Terra Viva Manifesto: for a new democracy

2 May, Milan – “Terra Viva”, the manifesto for a new social, economic and agricultural agreement, was presented at Cascina Triulza, the pavilion of Civil Society at Expo 2015. The event was also attended by the environmentalist Vandana Shiva, Ugo Biggeri of Banca Etica and Etica Sgr, Don Luigi Ciotti of Libera and Maurizio Martina, Minister of Agricultural, Food and Forestry Policies, with a delegation to Expo Milan 2015.

 The democracy of the Land

The manifesto, promoted by Banca Etica, Etica Sgr, Navdanya International and Fondazione Triulza, indicates a new path for overcoming the environmental and economic crisis that is affecting the planet, at a time when, by 2030, a city covering the size of the whole of South Africa will be added to the urbanised land. Fertile land is eroded at a speed of 10 to 40 times greater than its regeneration ability. 40% of the wars in the last 60 years have been caused by climate, soil and resources.

The Terra Viva manifesto is the fruit of the work and development – led by the environmentalist Vandana Shiva – of a panel of researchers and experts originating from across the world, including Luc Gnacadja, former secretary of the UN Convention to combat desertification; Andrea Baranes, economist; Nnimmo Bassey, alterative Nobel prize.

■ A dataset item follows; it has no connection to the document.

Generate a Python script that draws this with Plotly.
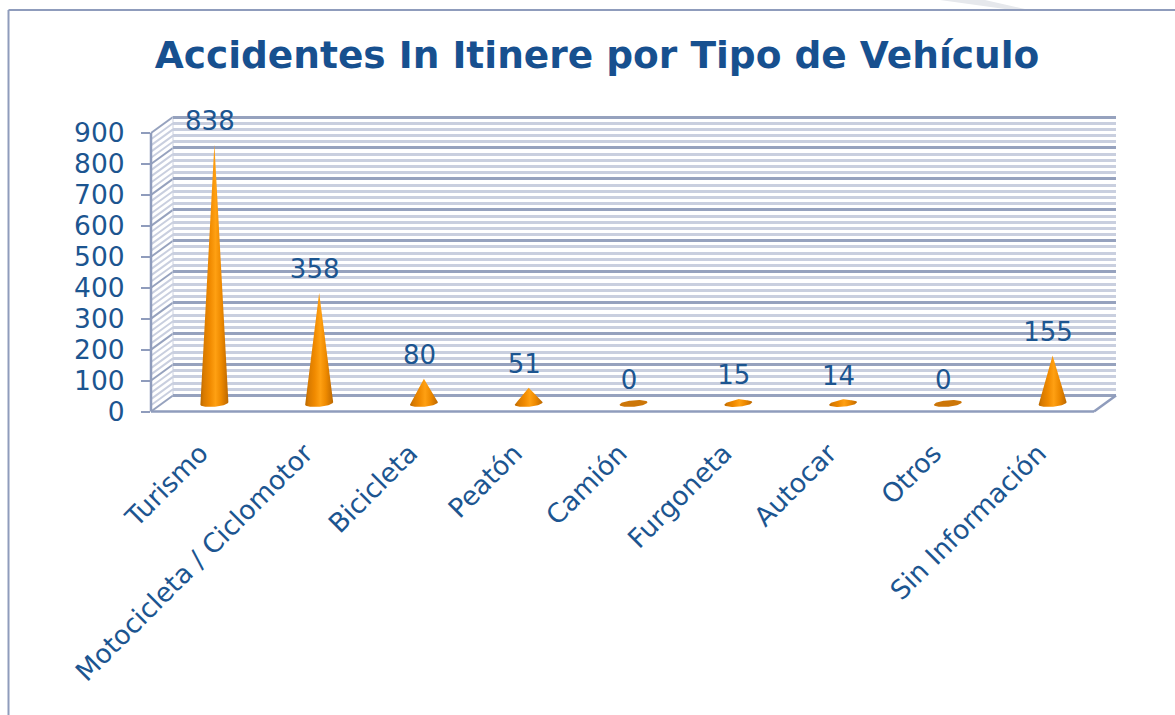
import numpy as np
import plotly.graph_objects as go

categories = ["Turismo", "Motocicleta / Ciclomotor", "Bicicleta", "Peatón", "Camión",
              "Furgoneta", "Autocar", "Otros", "Sin Información"]
values = [838, 358, 80, 51, 0, 15, 14, 0, 155]
y_ticks = [0, 100, 200, 300, 400, 500, 600, 700, 800, 900]
title = "Accidentes In Itinere por Tipo de Vehículo"

W, H = 1175, 715
FL, FR, FB, FT = 151, 1094, 411.5, 133     # front plane in pixels
DX, DY = 22, 16                            # depth offset of the back wall in pixels
PXU = (FB - FT) / 900
STEP = (FR - FL) / 9
GRID_PAD = 8                               # value units kept beyond 0 and 900 so end gridlines show

FONT = "Verdana, DejaVu Sans"
TXT = "#1c5590"
MAJOR = "#96a2be"
MINOR = "#c9cfdf"
AXIS = "#8f9cbc"


def xdom(a, b):
    return [a / W, b / W]


def ydom(bottom, top):
    return [1 - bottom / H, 1 - top / H]


fig = go.Figure()

# cones, on a plane half way between front and back
half_w = 14 / STEP
half_h = 3.2 / PXU
tilt = 1.2 / PXU
grad = [[0, "#b86800"], [0.12, "#d87a00"], [0.34, "#f08a00"], [0.54, "#ffa012"],
        [0.74, "#ee8a00"], [0.92, "#cc7200"], [1, "#b86800"]]
for i, v in enumerate(values):
    t = np.linspace(-1, 1, 41)
    ell = half_h * np.sqrt(1 - t ** 2)
    upper = np.maximum(v * (1 - np.abs(t)), ell) + tilt * t
    lower = -ell + tilt * t
    xs = np.concatenate([i + half_w * t, i + half_w * t[::-1]])
    ys = np.concatenate([upper, lower[::-1]])
    kw = dict(fillcolor="#cc7608") if v == 0 else dict(
        fillgradient=dict(type="horizontal", colorscale=grad))
    fig.add_trace(go.Scatter(x=xs, y=ys, mode="lines", fill="toself", xaxis="x3", yaxis="y3",
                             line=dict(width=0), hoverinfo="skip", showlegend=False, **kw))

fig.add_trace(go.Scatter(x=list(range(len(values))), y=values, mode="text",
                         text=[str(v) for v in values], textposition="top center",
                         textfont=dict(family=FONT, size=26, color=TXT),
                         cliponaxis=False, xaxis="x4", yaxis="y4", showlegend=False))


# frame lines: outer border, floor, left wall hatching
def px_line(x0, y0, x1, y1, color, width, layer="above"):
    return dict(type="line", xref="paper", yref="paper", x0=x0 / W, y0=1 - y0 / H, x1=x1 / W, y1=1 - y1 / H,
                line=dict(color=color, width=width), layer=layer)


shapes = []
for v in range(0, 901, 20):
    major = v % 100 == 0
    y = FB - v * PXU
    shapes.append(px_line(FL, y, FL + DX, y - DY, MAJOR if major else MINOR, 2, "below"))
shapes.append(px_line(FL + DX, FB - DY, FL + DX, FT - DY, MINOR, 1, "below"))
shapes.append(px_line(FL, FB, FL, FT, AXIS, 2.5))
shapes.append(px_line(FL, FB, FR, FB, AXIS, 2.5))
shapes.append(px_line(FR, FB, FR + DX, FB - DY, AXIS, 2.5))
shapes.append(px_line(8.5, 10, W, 10, AXIS, 2))
shapes.append(px_line(8.5, 10, 8.5, H, AXIS, 2))
shapes.append(dict(type="path", xref="paper", yref="paper", line=dict(width=0), fillcolor="#e6e8ec",
                   path=f"M {940/W} 1 L {985/W} 1 L {1025/W} {1-9/H} L {1005/W} {1-9/H} Z"))

fig.update_layout(
    template="none",
    width=W, height=H, margin=dict(l=0, r=0, t=0, b=0, pad=0),
    paper_bgcolor="white", plot_bgcolor="rgba(0,0,0,0)", showlegend=False,
    font=dict(family=FONT, color=TXT),
    title=dict(text=title, x=597 / W, y=1 - 55 / H, xanchor="center", yanchor="middle",
               font=dict(family=FONT, size=37.5, color="#17508f", weight=700)),
    shapes=shapes,
    # back wall, with its gridlines
    xaxis=dict(domain=xdom(FL + DX, FR + DX), range=[0, 1], visible=False, automargin=False),
    yaxis=dict(domain=ydom(FB - DY + GRID_PAD * PXU, FT - DY - GRID_PAD * PXU),
               range=[-GRID_PAD, 900 + GRID_PAD], tick0=0, dtick=100, showgrid=True, automargin=False,
               gridcolor=MAJOR, gridwidth=2.5, zeroline=False, showticklabels=False, ticks="",
               minor=dict(tick0=0, dtick=20, showgrid=True, gridcolor=MINOR, gridwidth=2.5)),
    # front plane, with the labelled axes
    xaxis2=dict(domain=xdom(FL, FR), range=[-0.5, 8.5], anchor="y2", tickmode="array", automargin=False,
                tickvals=[i - 0.03 for i in range(len(categories))], ticktext=categories, tickangle=-45,
                showgrid=False, zeroline=False, showline=False, ticks="",
                tickfont=dict(family=FONT, size=26.5, color=TXT), ticklabelstandoff=20),
    yaxis2=dict(domain=ydom(FB, FT), range=[0, 900], anchor="x2", tickmode="array", tickvals=y_ticks,
                showgrid=False, zeroline=False, showline=False, ticks="outside", ticklen=9, automargin=False,
                tickwidth=2, tickcolor=AXIS, tickfont=dict(family=FONT, size=26.5, color=TXT),
                ticklabelstandoff=11),
    # cone plane
    xaxis3=dict(domain=xdom(FL + DX / 2, FR + DX / 2), range=[-0.5, 8.5], visible=False, anchor="y3"),
    yaxis3=dict(domain=ydom(FB - DY / 2 + 40 * PXU, FB - DY / 2 - 1000 * PXU), range=[-40, 1000],
                visible=False, anchor="x3"),
    # value label plane
    xaxis4=dict(domain=xdom(FL + DX / 2 - 4.5, FR + DX / 2 - 4.5), range=[-0.5, 8.5], visible=False, anchor="y4"),
    yaxis4=dict(domain=ydom(FB - DY / 2 - 8 + 40 * PXU, FB - DY / 2 - 8 - 1000 * PXU), range=[-40, 1000],
                visible=False, anchor="x4"),
)
# invisible traces so the labelled axes are drawn
fig.add_trace(go.Scatter(x=[0], y=[0], mode="markers", marker=dict(opacity=0), xaxis="x2", yaxis="y2",
                         hoverinfo="skip", showlegend=False))
fig.add_trace(go.Scatter(x=[0], y=[0], mode="markers", marker=dict(opacity=0), xaxis="x", yaxis="y",
                         hoverinfo="skip", showlegend=False))

fig.write_html("out.html", config=dict(displayModeBar=False),
               post_script="document.body.style.margin='0';document.body.style.overflow='hidden';")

In the vision offered by the manifesto, agriculture plays a crucial role. The new agriculture restores soil fertility through organic methods. It ensures fair prices to farmers so that they can stay on their land to continue producing food for citizens and communities. It replaces the linear process of exploiting the soil and resources with a circular process of restitution that guarantees resilience, sustainability, justice and peace. It is agriculture that can generate a new economy and a new democracy: the democracy of the Land.

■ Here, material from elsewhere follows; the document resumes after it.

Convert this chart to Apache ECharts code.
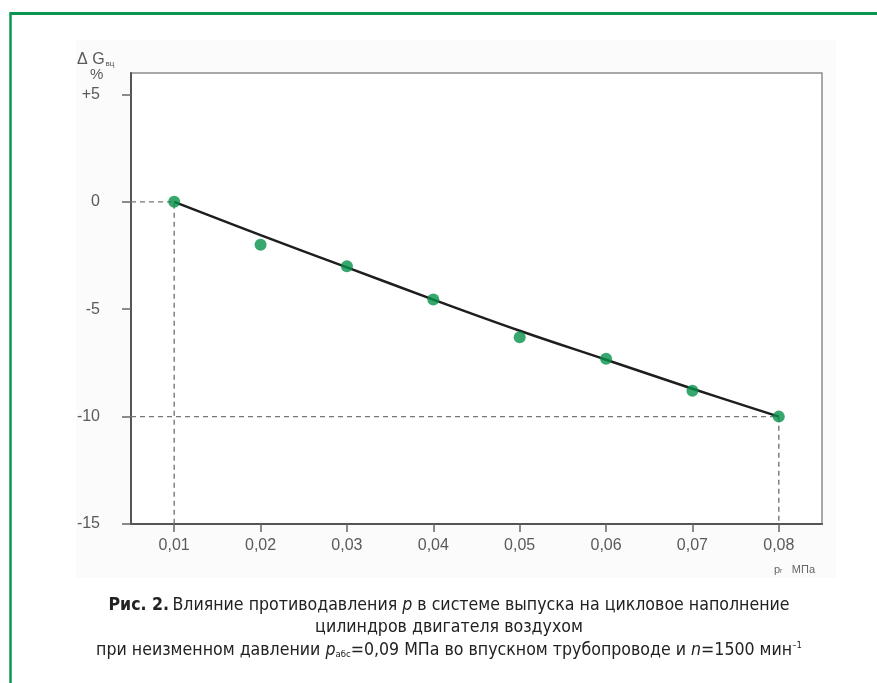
<!DOCTYPE html>
<html>
<head>
<meta charset="utf-8">
<script src="https://cdn.jsdelivr.net/npm/echarts@6/dist/echarts.min.js"></script>
<style>
html,body{margin:0;padding:0;background:#fff;}
#c{width:877px;height:683px;}
</style>
</head>
<body>
<div id="c"></div>
<script>
// ---- data ----
var pressure = [0.01, 0.02, 0.03, 0.04, 0.05, 0.06, 0.07, 0.08];          // p, MPa
var measured = [0, -2.0, -3.0, -4.55, -6.3, -7.3, -8.8, -10.0];           // ΔGвц, % (points)
var fitted   = [0, -1.55, -3.05, -4.55, -6.0, -7.35, -8.7, -10.0];        // ΔGвц, % (curve)
var xTicks   = [0.01, 0.02, 0.03, 0.04, 0.05, 0.06, 0.07, 0.08];
var xTickLabels = ['0,01','0,02','0,03','0,04','0,05','0,06','0,07','0,08'];
var yTicks   = [5, 0, -5, -10, -15];
var yTickLabels = ['+5','0','-5','-10','-15'];
var xRange = [0.005, 0.085];
var yRange = [-15, 6];
// reference (guide) lines
var guideStart = [[xRange[0], 0], [0.01, 0], [0.01, -15]];
var guideEnd   = [[xRange[0], -10], [0.08, -10], [0.08, -15]];

var chart = echarts.init(document.getElementById('c'), null, {renderer: 'canvas'});
var green = '#05914a';
var frameGreen = '#0a9650';
var labelFont = '"Liberation Sans", Arial, sans-serif';
var capFont = '"Liberation Sans Narrow", "DejaVu Sans Condensed", "Liberation Sans", sans-serif';
var capSize = 17.6;

function pairs(xs, ys){ return xs.map(function(x,i){ return [x, ys[i]]; }); }

chart.setOption({
  animation: false,
  backgroundColor: '#ffffff',
  grid: {left: 131, top: 73, right: 55, bottom: 159, show: true, borderColor: '#8c8c8c', borderWidth: 1.5, backgroundColor: '#ffffff'},
  xAxis: {
    type: 'value', min: xRange[0], max: xRange[1],
    axisLine: {show: true, onZero: false, lineStyle: {color: '#555', width: 2}},
    axisTick: {show: true, inside: false, length: 8, customValues: xTicks, lineStyle: {color: '#666', width: 1.5}},
    axisLabel: {customValues: xTicks, margin: 14, color: '#5a5a5a', fontSize: 16, fontFamily: labelFont,
      formatter: function(v){ var i = xTicks.findIndex(function(t){return Math.abs(t-v)<1e-9;}); return i>=0 ? xTickLabels[i] : ''; }},
    splitLine: {show: false}
  },
  yAxis: {
    type: 'value', min: yRange[0], max: yRange[1],
    axisLine: {show: true, onZero: false, lineStyle: {color: '#555', width: 2}},
    axisTick: {show: true, inside: false, length: 9, customValues: yTicks, lineStyle: {color: '#666', width: 1.5}},
    axisLabel: {customValues: yTicks, margin: 31, color: '#5a5a5a', fontSize: 16, fontFamily: labelFont,
      formatter: function(v){ var i = yTicks.indexOf(v); return i>=0 ? yTickLabels[i] : ''; }},
    splitLine: {show: false}
  },
  graphic: [
    {type: 'rect', z: -10, shape: {x: 76, y: 40, width: 760, height: 538}, style: {fill: '#fbfbfb'}},
    {type: 'line', shape: {x1: 10, y1: 13.5, x2: 877, y2: 13.5}, style: {stroke: frameGreen, lineWidth: 3}},
    {type: 'line', shape: {x1: 10.5, y1: 12, x2: 10.5, y2: 683}, style: {stroke: frameGreen, lineWidth: 2.5}},
    {type: 'text', left: 77, top: 52, style: {text: '{a|Δ G}{s|вц}', rich: {a: {fontSize: 16, fontFamily: labelFont, fill: '#5a5a5a'}, s: {fontSize: 8, fontFamily: labelFont, fill: '#5a5a5a', padding: [7,0,0,1]}}}},
    {type: 'text', left: 90, top: 67, style: {text: '%', fontSize: 15, fontFamily: labelFont, fill: '#5a5a5a'}},
    {type: 'text', left: 774, top: 564, style: {text: '{a|p}{s|г}{b|   МПа}', rich: {a: {fontSize: 11, fontFamily: labelFont, fill: '#666'}, s: {fontSize: 7, fontFamily: labelFont, fill: '#666', padding: [4,0,0,0]}, b: {fontSize: 11, fontFamily: labelFont, fill: '#666'}}}},
    {type: 'text', x: 449, y: 605, style: {text: '{b|Рис. 2.} {n|Влияние противодавления }{i|p}{n| в системе выпуска на цикловое наполнение}', align: 'center', verticalAlign: 'middle',
      rich: {b: {fontSize: capSize, fontWeight: 'bold', fontFamily: capFont, fill: '#222'}, n: {fontSize: capSize, fontFamily: capFont, fill: '#222'}, i: {fontSize: capSize, fontStyle: 'italic', fontFamily: capFont, fill: '#222'}}}},
    {type: 'text', x: 449, y: 627, style: {text: 'цилиндров двигателя воздухом', align: 'center', verticalAlign: 'middle', fontSize: capSize, fontFamily: capFont, fill: '#222'}},
    {type: 'text', x: 449, y: 650, style: {text: '{n|при неизменном давлении }{i|p}{s|абс}{n|=0,09 МПа во впускном трубопроводе и }{i|n}{n|=1500 мин}{u|–1}', align: 'center', verticalAlign: 'middle',
      rich: {n: {fontSize: capSize, fontFamily: capFont, fill: '#222'}, i: {fontSize: capSize, fontStyle: 'italic', fontFamily: capFont, fill: '#222'},
             s: {fontSize: 9.5, fontFamily: capFont, fill: '#222', padding: [9,0,0,0]}, u: {fontSize: 9.5, fontFamily: capFont, fill: '#222', padding: [0,0,9,0]}}}}
  ],
  series: [
    {type: 'line', data: guideStart, symbol: 'none', silent: true, z: 1, lineStyle: {color: '#777', width: 1.4, type: [5,4]}},
    {type: 'line', data: guideEnd, symbol: 'none', silent: true, z: 1, lineStyle: {color: '#777', width: 1.4, type: [5,4]}},
    {type: 'line', data: pairs(pressure, fitted), symbol: 'none', smooth: 0.4, z: 3, lineStyle: {color: '#1e1e1e', width: 2.5}},
    {type: 'scatter', data: pairs(pressure, measured), symbol: 'circle', symbolSize: 12, z: 4, itemStyle: {color: green}}
  ]
});
</script>
</body>
</html>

In the future proposed by the Manifesto, finance must be a tool at the service of people and the real economy: by way of the separation of commercial banking from investment banking, the tax on financial transactions and the prohibition on speculative use of derivatives on raw materials and on food.

Download the Terra Viva manifesto

 

The words of the stars of the presentation on 2 May

Vandana Shiva, leader di Navdanya International: “The economy, which is part of society, has been positioned above society, beyond democratic control. The well-being of people and communities has been replaced by the well-being of the multinationals, while real production has been replaced by the abstract multiplication of capital. The result is the disappearance of democracy and the increase of economic imbalances. We need a new agreement that recognises that we are the soil: we come from the soil, we are sustained by the soil. Taking care of the land is the most important work that farmers can do. The message that we are launching from the extremely important showcase of the Expo is strong and clear: the new democracy is the democracy of the Land

Ugo Biggeri, Chairman of Banca Etica and Etica Sgr: “Banca Etica and Etica sgr work in a network with the main institutions that, across the world, seek to give life to finance at the service of sustainable development in the interests of all people and our planet. In recent decades, unfortunately, speculative finance has not hesitated to even use primary goods such as food to gamble with increasing the profits of the very few to the detriment of entire populations. We ask that raw food products be taken off the speculative markets, as this makes food prices volatile and often inaccessible or unreasonably expensive. In our investments, we exclude all multinationals that produce GMOs, exploit the soil indiscriminately, pollute or speculate on food. We give credit, on the other hand, to the very many small entrepreneurs who choose to cultivate the land with organic methods, in respect of the environment and the rights of workers, creating a positive return for their community

Sabina Siniscalchi, Vice Chairman Triulza Foundation: “The organisations of civil society operate in places where problems linked to nutrition manifest most virulently. In rural areas of developing countries, where the majority of the hungry live, in the slums of the megacities where the health-sanitary conditions are not suitable for healthy eating, but also in the poor and disadvantaged social sectors of the industrialised world where the lack of opportunities and resources is associated with “modern” forms of malnutrition such as obesity. Precisely by engaging in areas of hunger, our organisations have put together some innovative solutions to ensure food self-sufficiency and to activate systems of sustainable farming.

Don Luigi Ciotti, Chairman of Libera: “We have to start caring for our planet again because an ethic of cohabitation cannot exist without an ethic of the land. The land is not only a generator: it is also a teacher of life. It teaches persistence, profundity, shared responsibility and – as a common good – it indicates the path of sharing and social justice”.